TR2023-141

On the Use of Pretrained Deep Audio Encoders for Automated Audio Captioning Tasks


Abstract:

Automated audio captioning (AAC) is the task of describing an audio clip that may contain sounds from natural and/or human activities. In the context of autonomous driving, AAC models are a beneficial addition as they can enhance self-driving cars’ awareness of the surrounding acoustic environment. Despite being a rather new task, recurring DCASE challenges have sparked continuous research interests in AAC. Following the tremendous successes of pretrained deep models in various fields like computer vision and natural language processing, the majority of DCASE AAC challenge submissions have also used a pretrained deep audio encoder by default.
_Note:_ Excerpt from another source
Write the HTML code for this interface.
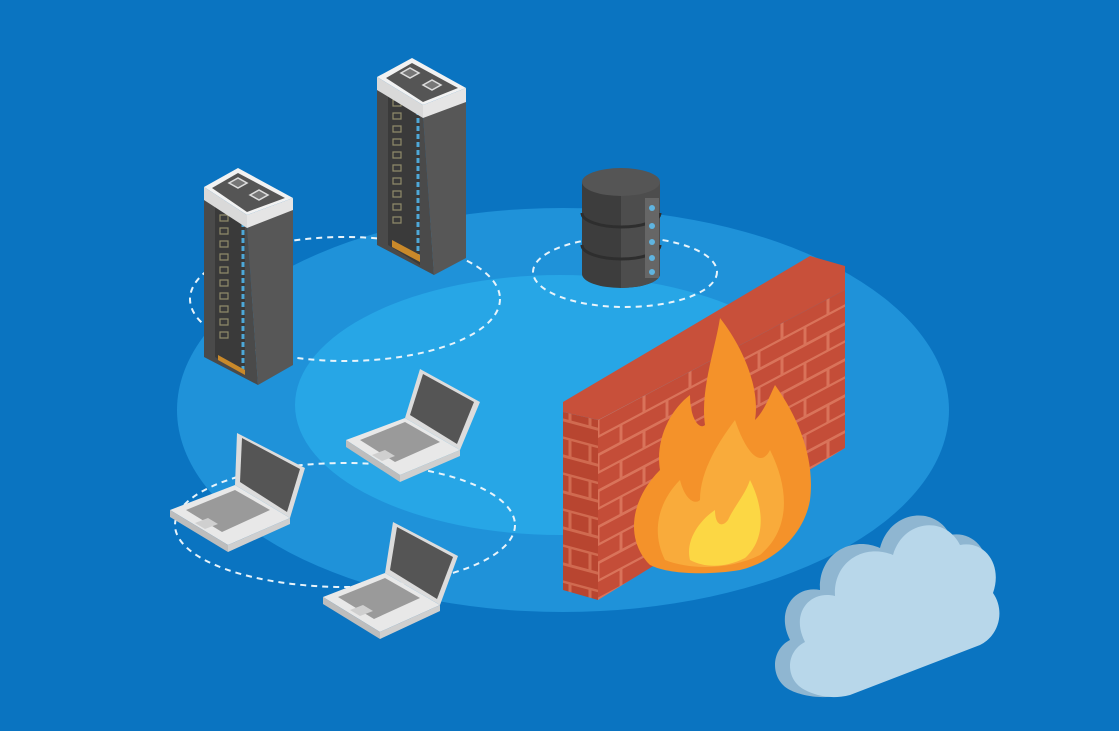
<!DOCTYPE html>
<html><head><meta charset="utf-8"><style>html,body{margin:0;padding:0;background:#0a74c1;}svg{display:block}</style></head>
<body>
<svg width="1119" height="731" viewBox="0 0 1119 731" xmlns="http://www.w3.org/2000/svg">
<rect width="1119" height="731" fill="#0a74c1"/>
<ellipse cx="563" cy="410" rx="386" ry="202" fill="#1f92d9"/>
<ellipse cx="560" cy="405" rx="265" ry="130" fill="#27a6e6"/>
<g fill="none" stroke="#e8f4fb" stroke-width="2" stroke-dasharray="6,5">
<ellipse cx="345" cy="299" rx="155" ry="62"/>
<ellipse cx="625" cy="272" rx="92" ry="35"/>
<ellipse cx="345" cy="525" rx="170" ry="62"/>
</g>
<!-- server 1 -->
<g>
<polygon points="204,200 247,225 258,385 204,357" fill="#4a4a4a"/>
<polygon points="247,225 293,205 293,365 258,385" fill="#575757"/>
<polygon points="215,205 245,222 245,375 215,357" fill="#3a3a3a"/>
<g fill="none" stroke="#8f8a6a" stroke-width="1.2">
<path d="M220 215h8v6h-8zM220 228h8v6h-8zM220 241h8v6h-8zM220 254h8v6h-8zM220 267h8v6h-8zM220 280h8v6h-8zM220 293h8v6h-8zM220 306h8v6h-8zM220 319h8v6h-8zM220 332h8v6h-8z"/>
</g>
<line x1="243" y1="222" x2="243" y2="372" stroke="#4ea8d8" stroke-width="3" stroke-dasharray="5,3"/>
<polygon points="218,355 245,370 245,375 218,360" fill="#c9892a"/>
<polygon points="204,187 238,168 293,198 247,215" fill="#f2f2f2"/>
<polygon points="204,187 247,215 247,228 204,200" fill="#d9d9d9"/>
<polygon points="247,215 293,198 293,210 247,228" fill="#e5e5e5"/>
<polygon points="212,188 238,173 285,198 247,212" fill="#555"/>
<polygon points="229,183 238,178 247,183 238,188" fill="#777" stroke="#ddd" stroke-width="1.5"/>
<polygon points="250,195 259,190 268,195 259,200" fill="#777" stroke="#ddd" stroke-width="1.5"/>
</g>
<!-- server 2 -->
<g>
<polygon points="377,90 423,115 434,275 377,245" fill="#4a4a4a"/>
<polygon points="423,115 466,100 466,258 434,275" fill="#575757"/>
<polygon points="388,92 420,110 420,265 388,245" fill="#3a3a3a"/>
<g fill="none" stroke="#8f8a6a" stroke-width="1.2">
<path d="M393 100h8v6h-8zM393 113h8v6h-8zM393 126h8v6h-8zM393 139h8v6h-8zM393 152h8v6h-8zM393 165h8v6h-8zM393 178h8v6h-8zM393 191h8v6h-8zM393 204h8v6h-8zM393 217h8v6h-8z"/>
</g>
<line x1="418" y1="110" x2="418" y2="262" stroke="#4ea8d8" stroke-width="3" stroke-dasharray="5,3"/>
<polygon points="392,240 420,255 420,262 392,247" fill="#c9892a"/>
<polygon points="377,77 412,58 466,88 423,105" fill="#f2f2f2"/>
<polygon points="377,77 423,105 423,118 377,90" fill="#d9d9d9"/>
<polygon points="423,105 466,88 466,102 423,118" fill="#e5e5e5"/>
<polygon points="386,78 412,63 458,88 423,102" fill="#555"/>
<polygon points="401,73 410,68 419,73 410,78" fill="#777" stroke="#ddd" stroke-width="1.5"/>
<polygon points="423,85 432,80 441,85 432,90" fill="#777" stroke="#ddd" stroke-width="1.5"/>
</g>
<!-- database -->
<g>
<path d="M582 182 v92 a39 14 0 0 0 78 0 v-92z" fill="#3d3d3d"/>
<path d="M621 196 v92 a39 14 0 0 0 39 -14 v-92z" fill="#4d4d4d"/>
<ellipse cx="621" cy="182" rx="39" ry="14" fill="#555"/>
<path d="M582 213 a39 14 0 0 0 78 0" fill="none" stroke="#2e2e2e" stroke-width="3"/>
<path d="M582 245 a39 14 0 0 0 78 0" fill="none" stroke="#2e2e2e" stroke-width="3"/>
<rect x="645" y="198" width="14" height="80" fill="#666"/>
<g fill="#5fb4e0"><circle cx="652" cy="208" r="3"/><circle cx="652" cy="226" r="3"/><circle cx="652" cy="242" r="3"/><circle cx="652" cy="258" r="3"/><circle cx="652" cy="272" r="3"/></g>
</g>
<!-- laptops -->
<g>
<polygon points="346,440 405,418 460,450 400,475" fill="#e8e8e8"/>
<polygon points="346,440 400,475 400,482 346,447" fill="#bdbdbd"/>
<polygon points="400,475 460,450 460,456 400,482" fill="#cfcfcf"/>
<polygon points="360,440 405,422 440,442 395,462" fill="#9a9a9a"/>
<polygon points="372,455 385,450 395,456 382,461" fill="#cfcfcf"/>
<polygon points="405,418 420,369 480,402 460,450" fill="#dcdcdc"/>
<polygon points="410,415 423,374 474,402 457,444" fill="#555"/>
</g>
<g>
<polygon points="170,510 235,485 290,518 228,545" fill="#e8e8e8"/>
<polygon points="170,510 228,545 228,552 170,517" fill="#bdbdbd"/>
<polygon points="228,545 290,518 290,524 228,552" fill="#cfcfcf"/>
<polygon points="186,510 235,490 270,510 222,532" fill="#9a9a9a"/>
<polygon points="195,523 208,518 218,524 205,529" fill="#cfcfcf"/>
<polygon points="235,485 237,433 305,468 290,518" fill="#dcdcdc"/>
<polygon points="240,482 242,438 300,469 287,512" fill="#555"/>
</g>
<g>
<polygon points="323,597 385,573 440,605 380,632" fill="#e8e8e8"/>
<polygon points="323,597 380,632 380,639 323,604" fill="#bdbdbd"/>
<polygon points="380,632 440,605 440,611 380,639" fill="#cfcfcf"/>
<polygon points="338,597 385,578 420,598 374,619" fill="#9a9a9a"/>
<polygon points="350,610 363,605 373,611 360,616" fill="#cfcfcf"/>
<polygon points="385,573 393,522 458,556 440,605" fill="#dcdcdc"/>
<polygon points="390,570 397,527 453,557 437,599" fill="#555"/>
</g>
<!-- wall -->
<defs>
<pattern id="brick" width="46" height="36" patternUnits="userSpaceOnUse" patternTransform="skewY(-28)">
<rect width="46" height="36" fill="#c44d38"/>
<path d="M0 17H46M0 35H46M23 0V18M0 18V36M46 18V36" stroke="#d9735a" stroke-width="3"/>
</pattern>
<pattern id="brick2" width="20" height="36" patternUnits="userSpaceOnUse" patternTransform="skewY(15)">
<rect width="20" height="36" fill="#b84530"/>
<path d="M0 17H20M0 35H20M10 0V18" stroke="#d06a50" stroke-width="3"/>
</pattern>
</defs>
<polygon points="598,420 845,290 845,448 598,600" fill="url(#brick)"/>
<polygon points="563,412 598,420 598,600 563,590" fill="url(#brick2)"/>
<polygon points="563,402 810,256 845,266 845,290 598,420 563,412" fill="#c8503a"/>
<!-- fire -->
<path d="M650 565 C625 540 630 500 660 470 C655 440 670 410 690 395 C690 420 700 430 705 425 C700 390 715 350 720 318 C745 350 760 390 755 420 C765 410 770 395 775 385 C800 420 815 460 810 500 C805 530 780 560 740 570 C710 575 670 575 650 565Z" fill="#f4922a"/>
<path d="M665 560 C650 530 660 500 680 480 C685 500 695 505 700 500 C700 470 720 440 735 420 C745 450 760 470 770 450 C790 490 790 530 760 555 C730 570 690 570 665 560Z" fill="#f9ab3b"/>
<path d="M690 560 C685 540 700 520 715 510 C715 525 722 528 728 520 C735 505 745 495 750 480 C765 510 765 540 745 558 C725 568 705 568 690 560Z" fill="#fcd744"/>
<!-- cloud -->
<path d="M790 690 C770 680 770 650 790 640 C775 610 795 585 820 590 C818 555 850 535 880 548 C890 510 935 505 950 535 C975 530 995 555 985 585 C1000 600 995 630 975 640 L840 695 C820 700 800 695 790 690Z" fill="#8fb6d1"/>
<path d="M805 690 C785 680 785 652 805 642 C790 613 810 590 835 596 C833 562 864 543 893 555 C903 520 945 515 960 545 C985 540 1003 565 993 593 C1005 610 1000 635 980 645 L850 695 C830 700 815 695 805 690Z" fill="#b8d7ea"/>
</svg>
</body></html>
However, not enough exploration and analyses have been done on this vital model component. In this work, we categorize and explain relevant pretraining tasks for deep audio encoders, and compare the downstream AAC performance when using four publicly-accessible pretrained audio encoders in our experiments. We find that, just by altering the pretrained audio encoder in an AAC model, the caption quality metric, SPIDEr-FL, can vary by as much as 15%, and inference speed by more than 100%. Finally, considering the tradeoff between speed and quality, we recommend favoring architecturally simpler audio encoders with more pretraining for time-sensitive applications like self-driving cars.